1/3 Lemon Juice. (3/4 oz Fresh Lemon Juice)
2/3 Dry Gin. (1 1/2 oz Plymouth Gin)
2 Dashes Maraschino. (1/2 tsp. Luxardo Maraschino Liqueur)
[2 Dashes Creme de Violette] (1/2 tsp. Rothman and Winter Creme de Violette Liqueur)
(1/2 teaspoon Rich Simple Syrup)
Shake well and strain into cocktail glass. (Garnish with cherry.)
In one of the Savoy Cocktail Book’s more famous typos or mistakes, Craddock (or the editors) left the Violette out of the recipe for the Aviation Cocktail.
This is the earliest recipe from Hugo Ensslin’s 1916 “Recipes for Mixed Drinks.”
1/3 Lemon Juice
2/3 El Bart Gin
2 dashes Maraschino
2 dashes Creme de Violette
Shake well in a mixing glass with cracked ice, strain and serve.
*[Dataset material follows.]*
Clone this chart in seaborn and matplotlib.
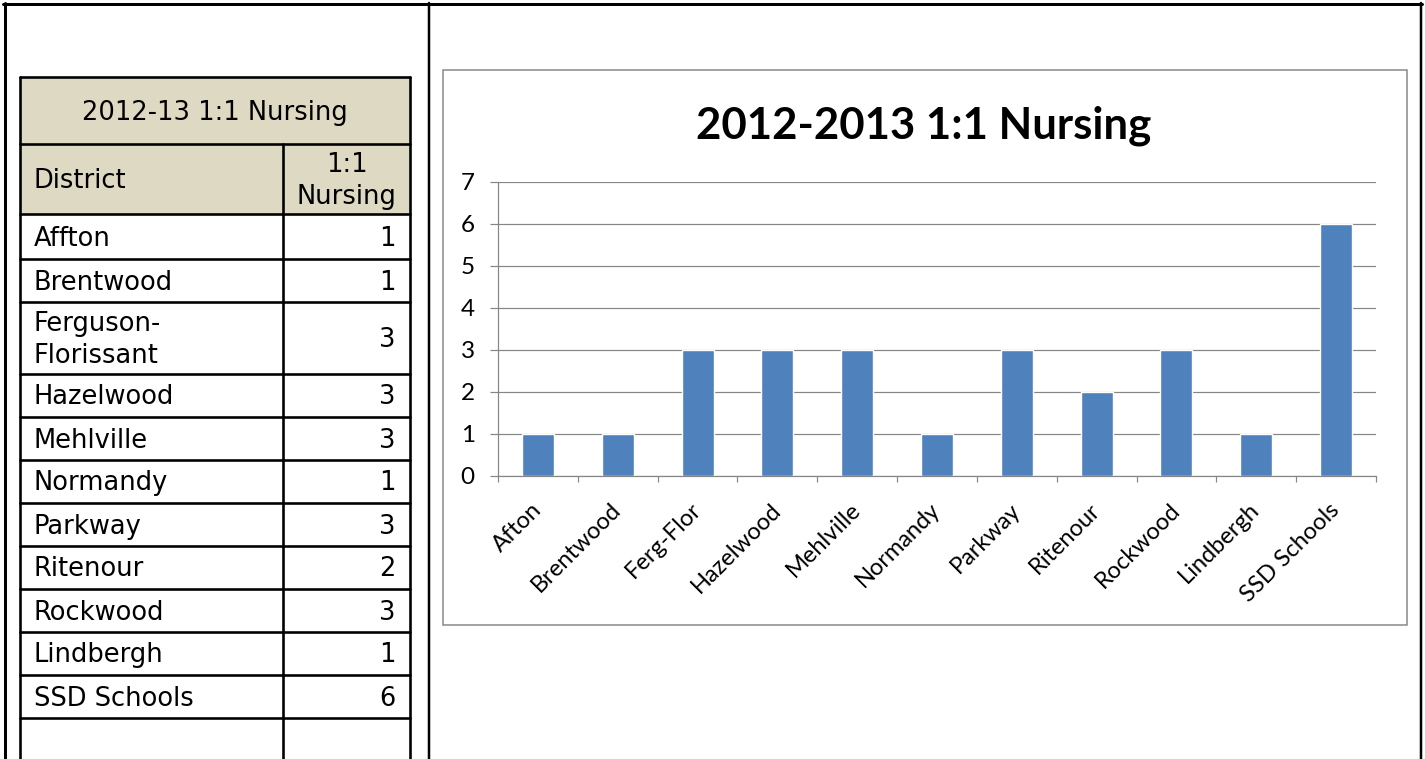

The Savoy and Ensslin Aviations are a pretty sharp tonics. Very sour with only those few little dashes of sweetener.
Generally, if you order an Aviation in a bar today, you’re more likely going to get something like this recipe from Gary Regan:
2 ounces gin
1/2 ounce maraschino liqueur
1/2 ounce fresh lemon juice
Fill a cocktail shaker two-thirds full with ice and add all of the ingredients. Shake for approximately 15 seconds. Strain into a chilled cocktail glass.
Like Embury’s Apple Jack Rabbit Cocktail, this is getting a bit far from the original recipe for me. Depending on the Maraschino you’re using, this may also really be overkill on that ingredient. Especially if you’re using Luxardo, too much Maraschino is not a good thing. It will completely dominate a cocktail in a not very pleasant manner.
So I propose the solution above. Don’t skip the violette, don’t overdo the Maraschino, and add a bit of simple syrup to mellow this very tart Savoy Cocktail Book recipe.
This post is one in a series documenting my ongoing effort to make all of the cocktails in the Savoy Cocktail Book, starting at the first, Abbey, and ending at the last, Zed.